WHAT YOU SHOULD DO
Leaving the pictures aside, transcribe every line below exactly.
-------- DATA SEGMENT
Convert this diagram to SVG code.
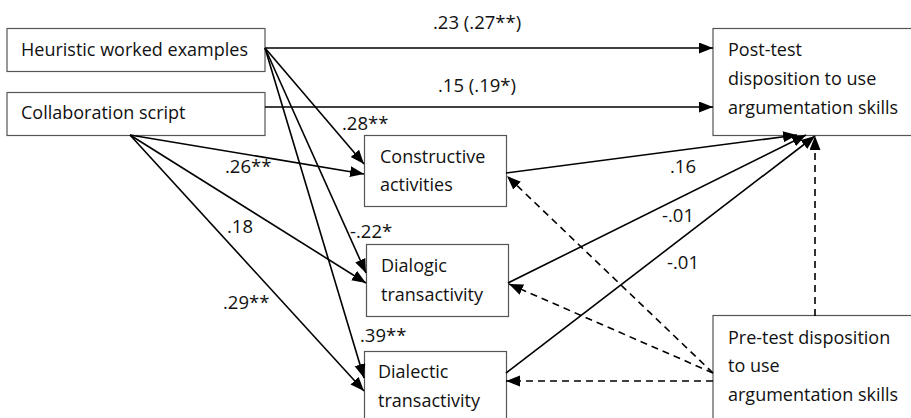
<svg xmlns="http://www.w3.org/2000/svg" width="911" height="418" viewBox="0 0 911 418">
<defs>
<marker id="ah" markerUnits="userSpaceOnUse" markerWidth="15" markerHeight="12" refX="14" refY="5.5" orient="auto">
<path d="M0,0 L14,5.5 L0,11 Z" fill="#000"/>
</marker>
<style>
.box{fill:#fff;stroke:#555;stroke-width:1.2}
.t{font-family:"Open Sans","Liberation Sans",sans-serif;font-size:18px;fill:#111}
.l{font-family:"Open Sans","Liberation Sans",sans-serif;font-size:18.5px;fill:#111}
.c{fill:none;stroke:#000;stroke-width:1.6;marker-end:url(#ah)}
.d{fill:none;stroke:#000;stroke-width:1.6;stroke-dasharray:7 5;marker-end:url(#ah)}
</style>
</defs>
<rect width="911" height="418" fill="#fff"/>
<g id="heuristic"><rect class="box" x="7" y="28.5" width="258" height="43"/><text class="t" x="21" y="56">Heuristic worked examples</text></g>
<g id="collab"><rect class="box" x="7" y="92.5" width="258" height="43"/><text class="t" x="21" y="119">Collaboration script</text></g>
<g id="posttest"><rect class="box" x="713" y="28.5" width="200" height="107"/><text class="t" x="728" y="56">Post-test</text><text class="t" x="728" y="85">disposition to use</text><text class="t" x="728" y="114">argumentation skills</text></g>
<g id="constructive"><rect class="box" x="364.5" y="135.5" width="142" height="71"/><text class="t" x="380" y="163">Constructive</text><text class="t" x="380" y="191">activities</text></g>
<g id="dialogic"><rect class="box" x="366.5" y="244.5" width="142" height="72"/><text class="t" x="381" y="272">Dialogic</text><text class="t" x="381" y="301">transactivity</text></g>
<g id="dialectic"><rect class="box" x="364.5" y="351.5" width="142" height="80"/><text class="t" x="378" y="378">Dialectic</text><text class="t" x="378" y="407">transactivity</text></g>
<g id="pretest"><rect class="box" x="713" y="315.5" width="200" height="110"/><text class="t" x="728" y="344">Pre-test disposition</text><text class="t" x="728" y="372">to use</text><text class="t" x="728" y="401">argumentation skills</text></g>
<g id="connectors">
<line class="c" x1="265" y1="48" x2="713" y2="48"/>
<line class="c" x1="265" y1="107" x2="713" y2="107"/>
<line class="c" x1="265" y1="48" x2="364" y2="164"/>
<line class="c" x1="265" y1="48" x2="366" y2="273"/>
<line class="c" x1="265" y1="48" x2="364" y2="378"/>
<line class="c" x1="130" y1="135" x2="364" y2="174"/>
<line class="c" x1="130" y1="135" x2="366" y2="283"/>
<line class="c" x1="130" y1="135" x2="364" y2="391"/>
<line class="c" x1="506" y1="173" x2="797" y2="135"/>
<line class="c" x1="508" y1="283" x2="806" y2="135"/>
<line class="c" x1="506" y1="373" x2="815" y2="136"/>
<line class="d" x1="713" y1="373" x2="507" y2="176"/>
<line class="d" x1="713" y1="373" x2="509" y2="284"/>
<line class="d" x1="713" y1="381" x2="506" y2="381"/>
<line class="d" x1="815" y1="316" x2="815" y2="136"/>
</g>
<g id="labels">
<text class="l" x="433" y="29">.23 (.27**)</text>
<text class="l" x="438" y="92">.15 (.19*)</text>
<text class="l" x="342" y="130">.28**</text>
<text class="l" x="225" y="173">.26**</text>
<text class="l" x="227" y="233">.18</text>
<text class="l" x="350" y="238">-.22*</text>
<text class="l" x="223" y="309">.29**</text>
<text class="l" x="360" y="342">.39**</text>
<text class="l" x="670" y="173">.16</text>
<text class="l" x="662" y="222">-.01</text>
<text class="l" x="667" y="269">-.01</text>
</g>
</svg>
----------------
SOLUTION BELOW
Convert this diagram to SVG code.
<svg xmlns="http://www.w3.org/2000/svg" width="911" height="418" viewBox="0 0 911 418">
<defs>
<marker id="ah" markerUnits="userSpaceOnUse" markerWidth="15" markerHeight="12" refX="14" refY="5.5" orient="auto">
<path d="M0,0 L14,5.5 L0,11 Z" fill="#000"/>
</marker>
<style>
.box{fill:#fff;stroke:#555;stroke-width:1.2}
.t{font-family:"Open Sans","Liberation Sans",sans-serif;font-size:18px;fill:#111}
.l{font-family:"Open Sans","Liberation Sans",sans-serif;font-size:18.5px;fill:#111}
.c{fill:none;stroke:#000;stroke-width:1.6;marker-end:url(#ah)}
.d{fill:none;stroke:#000;stroke-width:1.6;stroke-dasharray:7 5;marker-end:url(#ah)}
</style>
</defs>
<rect width="911" height="418" fill="#fff"/>
<g id="heuristic"><rect class="box" x="7" y="28.5" width="258" height="43"/><text class="t" x="21" y="56">Heuristic worked examples</text></g>
<g id="collab"><rect class="box" x="7" y="92.5" width="258" height="43"/><text class="t" x="21" y="119">Collaboration script</text></g>
<g id="posttest"><rect class="box" x="713" y="28.5" width="200" height="107"/><text class="t" x="728" y="56">Post-test</text><text class="t" x="728" y="85">disposition to use</text><text class="t" x="728" y="114">argumentation skills</text></g>
<g id="constructive"><rect class="box" x="364.5" y="135.5" width="142" height="71"/><text class="t" x="380" y="163">Constructive</text><text class="t" x="380" y="191">activities</text></g>
<g id="dialogic"><rect class="box" x="366.5" y="244.5" width="142" height="72"/><text class="t" x="381" y="272">Dialogic</text><text class="t" x="381" y="301">transactivity</text></g>
<g id="dialectic"><rect class="box" x="364.5" y="351.5" width="142" height="80"/><text class="t" x="378" y="378">Dialectic</text><text class="t" x="378" y="407">transactivity</text></g>
<g id="pretest"><rect class="box" x="713" y="315.5" width="200" height="110"/><text class="t" x="728" y="344">Pre-test disposition</text><text class="t" x="728" y="372">to use</text><text class="t" x="728" y="401">argumentation skills</text></g>
<g id="connectors">
<line class="c" x1="265" y1="48" x2="713" y2="48"/>
<line class="c" x1="265" y1="107" x2="713" y2="107"/>
<line class="c" x1="265" y1="48" x2="364" y2="164"/>
<line class="c" x1="265" y1="48" x2="366" y2="273"/>
<line class="c" x1="265" y1="48" x2="364" y2="378"/>
<line class="c" x1="130" y1="135" x2="364" y2="174"/>
<line class="c" x1="130" y1="135" x2="366" y2="283"/>
<line class="c" x1="130" y1="135" x2="364" y2="391"/>
<line class="c" x1="506" y1="173" x2="797" y2="135"/>
<line class="c" x1="508" y1="283" x2="806" y2="135"/>
<line class="c" x1="506" y1="373" x2="815" y2="136"/>
<line class="d" x1="713" y1="373" x2="507" y2="176"/>
<line class="d" x1="713" y1="373" x2="509" y2="284"/>
<line class="d" x1="713" y1="381" x2="506" y2="381"/>
<line class="d" x1="815" y1="316" x2="815" y2="136"/>
</g>
<g id="labels">
<text class="l" x="433" y="29">.23 (.27**)</text>
<text class="l" x="438" y="92">.15 (.19*)</text>
<text class="l" x="342" y="130">.28**</text>
<text class="l" x="225" y="173">.26**</text>
<text class="l" x="227" y="233">.18</text>
<text class="l" x="350" y="238">-.22*</text>
<text class="l" x="223" y="309">.29**</text>
<text class="l" x="360" y="342">.39**</text>
<text class="l" x="670" y="173">.16</text>
<text class="l" x="662" y="222">-.01</text>
<text class="l" x="667" y="269">-.01</text>
</g>
</svg>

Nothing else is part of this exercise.